I had thought of adding tcsh to the .bashrc as a temporary solution, but as you say, I hate excess usage .
So I ran the command and double checked in the /etc/passwd file (yes, thanks for mentioning that, I always like to know multiple ways around things ... in case one doesn't work here or there). Looks like I'm up and running.
/Now/ can I get rid of all the .bash* stuff in my home directory (the only thing useful I had in there was a modification to my path, which I've already put into a .cshrc file)? Changing to .tcsh didn't create any .cshrc file or (what's it for .tcsh as an alternate to .cshrc, .cshrc.tcsh? I forget). I made one myself, but is this correct? As always, don't want to go off half-cocked. Fully cocked or nothing.
From an administrator perspective, I would not delete the .bash* files in your home directory. The simple reason being this: if a user complains about a command doing something wrong, their environment is hosed, or whatever, it's good to have a copy of your own bash configuration files should you need to "jump over" if only temporarily. However, you could get rid of them if you like; it won't hurt you to delete them now that you're using tcsh.

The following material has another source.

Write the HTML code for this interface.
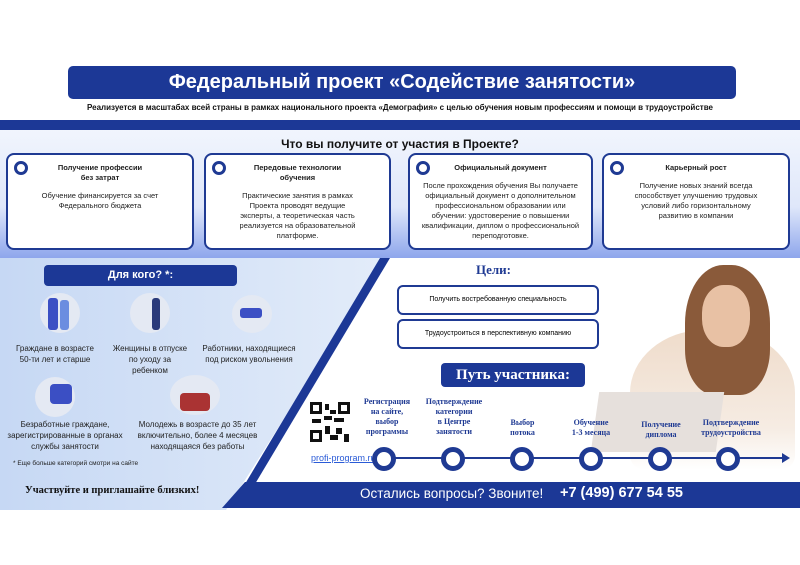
<!DOCTYPE html><html><head><meta charset="utf-8"><style>
*{margin:0;padding:0;box-sizing:border-box}
body{width:800px;height:565px;background:#fff;position:relative;overflow:hidden;font-family:"Liberation Sans",sans-serif}
.a{position:absolute}
.card{position:absolute;top:153px;height:97px;background:#fff;border:2px solid #1f3a93;border-radius:8px;text-align:center;font-size:7.5px;line-height:10px;color:#222}
.card .h{font-weight:bold;margin-top:8px;margin-bottom:8px;padding:0 22px}
.card .ring{position:absolute;left:6px;top:6px;width:14px;height:14px;border:3.5px solid #1f3a93;border-radius:50%}
.t{position:absolute;text-align:center;font-size:8px;line-height:11px;color:#222}
.st{position:absolute;text-align:center;font-family:"Liberation Serif",serif;font-weight:bold;font-size:8px;line-height:10px;color:#1f3a93}
.c{position:absolute;top:447px;width:24px;height:24px;border:5px solid #1f3a93;border-radius:50%;background:#fff}
.ic{position:absolute;border-radius:50%;background:#e4e9f3}
</style></head><body>
<div class="a" style="left:68px;top:66px;width:668px;height:33px;background:#1c3896;border-radius:5px;color:#fff;font-weight:bold;font-size:20px;text-align:center;line-height:33px">Федеральный проект «Содействие занятости»</div>
<div class="a" style="left:0;top:103px;width:800px;text-align:center;font-size:8px;font-weight:bold;color:#111">Реализуется в масштабах всей страны в рамках национального проекта «Демография» с целью обучения новым профессиям и помощи в трудоустройстве</div>
<div class="a" style="left:0;top:120px;width:800px;height:10px;background:#1c3896"></div>
<div class="a" style="left:0;top:130px;width:800px;height:128px;background:linear-gradient(#f1f5fd,#dfe7fa 60%,#8ea6ec)"></div>
<div class="a" style="left:0;top:137px;width:800px;text-align:center;font-size:12px;font-weight:bold;color:#111">Что вы получите от участия в Проекте?</div>
<div class="card" style="left:6px;width:188px"><div class="ring"></div><div class="h">Получение профессии<br>без затрат</div>Обучение финансируется за счет<br>Федерального бюджета</div>
<div class="card" style="left:204px;width:187px"><div class="ring"></div><div class="h">Передовые технологии<br>обучения</div>Практические занятия в рамках<br>Проекта проводят ведущие<br>эксперты, а теоретическая часть<br>реализуется на образовательной<br>платформе.</div>
<div class="card" style="left:408px;width:185px"><div class="ring"></div><div class="h">Официальный документ</div>После прохождения обучения Вы получаете<br>официальный документ о дополнительном<br>профессиональном образовании или<br>обучении: удостоверение о повышении<br>квалификации, диплом о профессиональной<br>переподготовке.</div>
<div class="card" style="left:602px;width:188px"><div class="ring"></div><div class="h">Карьерный рост</div>Получение новых знаний всегда<br>способствует улучшению трудовых<br>условий либо горизонтальному<br>развитию в компании</div>
<div class="a" style="left:0;top:258px;width:800px;height:252px;background:linear-gradient(90deg,#c6d8f4,#eaf1fb 60%,#fff)"></div>
<svg class="a" style="left:0;top:258px" width="800" height="252"><polygon points="386,0 800,0 800,252 226,252" fill="#fff"/><polygon points="380,0 390,0 255,226 245,226" fill="#1c3896"/><polygon points="245,224 800,224 800,250 222,250" fill="#1c3896"/></svg>
<div class="a" style="left:630px;top:330px;width:165px;height:140px;border-radius:45% 45% 10% 10%;background:linear-gradient(#efdccb,#f6ece3 70%,rgba(255,255,255,0))"></div>
<div class="a" style="left:685px;top:265px;width:85px;height:130px;border-radius:45% 45% 35% 35%;background:#8a5a3a"></div>
<div class="a" style="left:702px;top:285px;width:48px;height:62px;border-radius:45%;background:#e8c1a4"></div>
<div class="a" style="left:595px;top:392px;width:125px;height:60px;background:#e6e0dc;transform:skewX(-8deg)"></div>
<div class="a" style="left:44px;top:265px;width:193px;height:21px;background:#1c3896;border-radius:4px;color:#fff;font-weight:bold;font-size:11px;text-align:center;line-height:21px">Для кого? *:</div>
<div class="ic" style="left:40px;top:293px;width:40px;height:40px"></div><div class="a" style="left:48px;top:298px;width:10px;height:32px;background:#3b4fc4;border-radius:3px"></div><div class="a" style="left:60px;top:300px;width:9px;height:30px;background:#6b8de0;border-radius:3px"></div>
<div class="ic" style="left:130px;top:293px;width:40px;height:40px"></div><div class="a" style="left:152px;top:298px;width:8px;height:32px;background:#2a3a7a;border-radius:3px"></div>
<div class="ic" style="left:232px;top:295px;width:40px;height:38px"></div><div class="a" style="left:240px;top:308px;width:22px;height:10px;background:#3b4fc4;border-radius:3px"></div>
<div class="ic" style="left:35px;top:377px;width:40px;height:40px"></div><div class="a" style="left:50px;top:384px;width:22px;height:20px;background:#3b4fc4;border-radius:4px"></div>
<div class="ic" style="left:170px;top:375px;width:50px;height:40px"></div><div class="a" style="left:180px;top:393px;width:30px;height:18px;background:#a33;border-radius:4px"></div>
<div class="t" style="left:10px;top:343px;width:90px">Граждане в возрасте<br>50-ти лет и старше</div>
<div class="t" style="left:105px;top:343px;width:90px">Женщины в отпуске<br>по уходу за<br>ребенком</div>
<div class="t" style="left:195px;top:343px;width:108px">Работники, находящиеся<br>под риском увольнения</div>
<div class="t" style="left:0;top:419px;width:130px">Безработные граждане,<br>зарегистрированные в органах<br>службы занятости</div>
<div class="t" style="left:130px;top:419px;width:135px">Молодежь в возрасте до 35 лет<br>включительно, более 4 месяцев<br>находящаяся без работы</div>
<div class="a" style="left:13px;top:460px;font-size:6.5px;color:#222">* Еще больше категорий смотри на сайте</div>
<div class="a" style="left:25px;top:485px;font-family:'Liberation Serif',serif;font-weight:bold;font-size:10.5px;color:#111">Участвуйте и приглашайте близких!</div>
<div class="a" style="left:476px;top:262px;font-family:'Liberation Serif',serif;font-weight:bold;font-size:13px;color:#1f3a93">Цели:</div>
<div class="a" style="left:397px;top:285px;width:202px;height:30px;border:2px solid #1f3a93;border-radius:6px;background:#fff;font-size:7px;line-height:26px;text-align:center">Получить востребованную специальность</div>
<div class="a" style="left:397px;top:319px;width:202px;height:30px;border:2px solid #1f3a93;border-radius:6px;background:#fff;font-size:7px;line-height:26px;text-align:center">Трудоустроиться в перспективную компанию</div>
<div class="a" style="left:441px;top:363px;width:144px;height:24px;background:#1c3896;border-radius:4px;color:#fff;font-family:'Liberation Serif',serif;font-weight:bold;font-size:15px;text-align:center;line-height:24px">Путь участника:</div>
<svg class="a" style="left:310px;top:402px" width="40" height="40"><rect width="40" height="40" fill="#fff"/><g fill="#111"><rect x="0" y="0" width="12" height="12"/><rect x="28" y="0" width="12" height="12"/><rect x="0" y="28" width="12" height="12"/><rect x="15" y="2" width="4" height="6"/><rect x="20" y="8" width="6" height="4"/><rect x="14" y="14" width="8" height="4"/><rect x="2" y="17" width="9" height="4"/><rect x="24" y="16" width="10" height="4"/><rect x="15" y="24" width="5" height="8"/><rect x="26" y="26" width="6" height="6"/><rect x="20" y="33" width="8" height="5"/><rect x="34" y="32" width="5" height="8"/></g><g fill="#fff"><rect x="3" y="3" width="6" height="6"/><rect x="31" y="3" width="6" height="6"/><rect x="3" y="31" width="6" height="6"/></g></svg>
<div class="a" style="left:311px;top:453px;font-size:9px;color:#2a5bd7;text-decoration:underline">profi-program.ru</div>
<div class="st" style="left:358px;top:397px;width:58px">Регистрация<br>на сайте,<br>выбор<br>программы</div>
<div class="st" style="left:420px;top:397px;width:68px">Подтверждение<br>категории<br>в Центре<br>занятости</div>
<div class="st" style="left:495px;top:418px;width:55px">Выбор<br>потока</div>
<div class="st" style="left:562px;top:418px;width:58px">Обучение<br>1-3 месяца</div>
<div class="st" style="left:632px;top:420px;width:58px">Получение<br>диплома</div>
<div class="st" style="left:690px;top:418px;width:82px">Подтверждение<br>трудоустройства</div>
<div class="a" style="left:390px;top:457px;width:393px;height:2px;background:#1f3a93"></div>
<div class="a" style="left:782px;top:453px;width:0;height:0;border-left:8px solid #1f3a93;border-top:5px solid transparent;border-bottom:5px solid transparent"></div>
<div class="c" style="left:372px"></div><div class="c" style="left:441px"></div><div class="c" style="left:510px"></div><div class="c" style="left:579px"></div><div class="c" style="left:648px"></div><div class="c" style="left:716px"></div>
<div class="a" style="left:360px;top:486px;color:#fff;font-size:13.5px">Остались вопросы? Звоните!</div>
<div class="a" style="left:560px;top:485px;color:#fff;font-size:14.5px;font-weight:bold">+7 (499) 677 54 55</div>
</body></html>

As for the tcsh configuration files, you can read up about them in the tcsh man page. Here are the highlights though: /etc/csh.cshrc -> global config ~/.tcshrc -> personal config; read after /etc/csh.cshrc
Not a bad idea. I should probably work on developing good admin habits like backing things up before I do something stupid . I just like to have a clean slate to work with, including in my home directory. I'll tar them up and put them in a backup location.
Thanks for all the help! I think we've got this one licked.
Hi, I am a newbie at this and have Suse 10.0 installed on an Athlon 64. I was doing an install of a software package that would not work because the company I got it from typically uses tcsh. I was doing a vi on my .cshrc file as follows to set path and set up license key:
set path = $path ~/ssoft/bin
setenv SS_LICENSE_FILE psida.key
And I get an error back about setenv
I modifed my /etc/passwd file (on the company's recommendation). The last line only changed it to /bin/tcsh but I am still getting the same error. Can any one out there educate me? thanks
Changing the line in /etc/passwd will only have effect once you log out (completely) and log back in. All that change does is tell the system to start your user in the tcsh shell automatically when logging in.
Now, to be sure that change is correct, verify that tcsh is in that location. You can do ls -l /bin and look for tcsh. If it's there, great. If not, then tcsh was installed somewhere else on your system, you'll need to locate it, and update that same line in /etc/passwd to reference the proper location.
If you want a quick n' dirty way to test your file, you can launch a tcsh shell from inside a bash shell. At a bash prompt, just type tcsh and you'll be put in a tcsh shell. I don't recall if it sources all the ~/.cshrc or ~/.tcshrc files automatically, but you can do that manually from the command line to test them out (e.g. source ~/.cshrc).